Task statement: Find every line with "React" in it, then report how many there are and nothing more.

Data block:

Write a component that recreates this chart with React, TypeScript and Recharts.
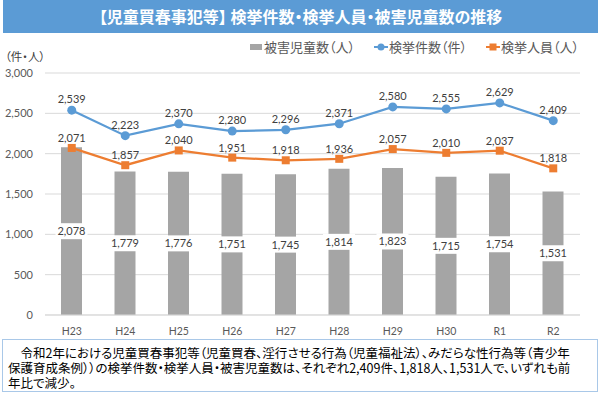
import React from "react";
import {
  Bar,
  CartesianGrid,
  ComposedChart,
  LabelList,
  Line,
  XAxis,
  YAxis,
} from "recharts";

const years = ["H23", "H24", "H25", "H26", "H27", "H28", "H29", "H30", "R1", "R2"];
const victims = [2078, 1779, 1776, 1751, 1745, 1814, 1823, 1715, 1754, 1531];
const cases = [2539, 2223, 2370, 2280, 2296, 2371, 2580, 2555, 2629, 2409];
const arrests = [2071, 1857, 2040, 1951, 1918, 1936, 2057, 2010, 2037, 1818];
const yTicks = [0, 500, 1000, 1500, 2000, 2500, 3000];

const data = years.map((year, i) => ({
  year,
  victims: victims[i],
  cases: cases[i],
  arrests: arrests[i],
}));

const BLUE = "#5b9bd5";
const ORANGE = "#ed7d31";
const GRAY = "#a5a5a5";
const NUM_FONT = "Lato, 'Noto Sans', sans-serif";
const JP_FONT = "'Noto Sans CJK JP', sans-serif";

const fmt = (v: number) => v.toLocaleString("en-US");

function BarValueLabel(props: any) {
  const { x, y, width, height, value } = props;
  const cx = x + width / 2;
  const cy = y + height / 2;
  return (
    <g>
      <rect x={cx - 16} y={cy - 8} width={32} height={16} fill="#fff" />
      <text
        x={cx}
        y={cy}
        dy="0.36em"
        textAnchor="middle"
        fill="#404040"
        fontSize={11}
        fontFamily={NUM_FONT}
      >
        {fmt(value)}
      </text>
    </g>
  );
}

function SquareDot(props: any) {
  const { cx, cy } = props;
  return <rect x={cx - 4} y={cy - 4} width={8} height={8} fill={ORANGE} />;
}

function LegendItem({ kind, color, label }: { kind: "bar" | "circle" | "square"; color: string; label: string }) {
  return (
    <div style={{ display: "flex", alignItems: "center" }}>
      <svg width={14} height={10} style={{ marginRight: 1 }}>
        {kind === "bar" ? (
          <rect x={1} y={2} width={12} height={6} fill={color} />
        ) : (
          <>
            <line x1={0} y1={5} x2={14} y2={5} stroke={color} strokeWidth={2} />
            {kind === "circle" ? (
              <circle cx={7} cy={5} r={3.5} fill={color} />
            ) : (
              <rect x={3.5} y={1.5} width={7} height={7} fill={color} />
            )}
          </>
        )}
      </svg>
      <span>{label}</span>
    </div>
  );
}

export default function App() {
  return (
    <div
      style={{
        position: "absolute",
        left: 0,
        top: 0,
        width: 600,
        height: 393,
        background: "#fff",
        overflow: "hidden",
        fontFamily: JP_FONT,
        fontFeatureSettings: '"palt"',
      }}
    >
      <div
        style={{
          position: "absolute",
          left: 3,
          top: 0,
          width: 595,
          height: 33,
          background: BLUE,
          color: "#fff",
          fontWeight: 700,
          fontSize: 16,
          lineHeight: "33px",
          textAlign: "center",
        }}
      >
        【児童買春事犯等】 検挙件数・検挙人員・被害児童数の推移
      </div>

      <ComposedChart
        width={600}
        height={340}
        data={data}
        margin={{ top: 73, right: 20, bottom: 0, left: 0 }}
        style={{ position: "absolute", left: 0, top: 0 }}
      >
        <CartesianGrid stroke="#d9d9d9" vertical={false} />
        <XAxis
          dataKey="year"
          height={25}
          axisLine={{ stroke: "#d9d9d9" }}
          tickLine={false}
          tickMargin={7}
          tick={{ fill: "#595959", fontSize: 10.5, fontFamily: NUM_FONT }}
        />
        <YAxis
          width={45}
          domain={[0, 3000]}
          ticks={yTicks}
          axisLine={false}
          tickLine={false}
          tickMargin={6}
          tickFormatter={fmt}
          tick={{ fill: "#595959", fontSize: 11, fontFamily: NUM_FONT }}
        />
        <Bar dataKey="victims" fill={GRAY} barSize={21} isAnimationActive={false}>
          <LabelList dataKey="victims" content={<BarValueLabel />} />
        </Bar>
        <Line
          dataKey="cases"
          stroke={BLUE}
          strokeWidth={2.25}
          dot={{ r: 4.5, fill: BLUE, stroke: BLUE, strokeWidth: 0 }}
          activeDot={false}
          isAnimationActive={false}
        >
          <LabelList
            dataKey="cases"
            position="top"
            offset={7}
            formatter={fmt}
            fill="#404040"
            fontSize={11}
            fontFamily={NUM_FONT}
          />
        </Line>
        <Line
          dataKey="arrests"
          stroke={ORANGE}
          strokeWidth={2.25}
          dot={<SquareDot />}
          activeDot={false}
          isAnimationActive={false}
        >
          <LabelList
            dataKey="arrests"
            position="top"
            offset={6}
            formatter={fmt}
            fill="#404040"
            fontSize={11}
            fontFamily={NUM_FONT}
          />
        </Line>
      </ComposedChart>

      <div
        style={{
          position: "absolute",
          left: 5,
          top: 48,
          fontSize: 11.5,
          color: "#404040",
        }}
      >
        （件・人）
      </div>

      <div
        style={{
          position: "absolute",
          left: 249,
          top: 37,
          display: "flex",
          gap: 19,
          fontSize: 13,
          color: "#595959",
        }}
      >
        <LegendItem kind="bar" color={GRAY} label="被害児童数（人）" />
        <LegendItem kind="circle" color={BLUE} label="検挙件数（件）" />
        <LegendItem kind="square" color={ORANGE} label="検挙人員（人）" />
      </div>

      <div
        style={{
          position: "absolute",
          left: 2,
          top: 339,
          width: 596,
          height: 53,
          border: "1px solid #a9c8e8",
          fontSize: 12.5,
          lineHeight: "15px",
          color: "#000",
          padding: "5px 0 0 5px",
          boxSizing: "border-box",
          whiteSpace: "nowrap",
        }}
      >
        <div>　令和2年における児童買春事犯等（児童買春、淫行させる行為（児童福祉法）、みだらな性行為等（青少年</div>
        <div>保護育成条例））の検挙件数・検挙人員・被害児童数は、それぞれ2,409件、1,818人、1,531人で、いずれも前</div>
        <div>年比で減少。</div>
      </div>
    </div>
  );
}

Output for this exercise: 2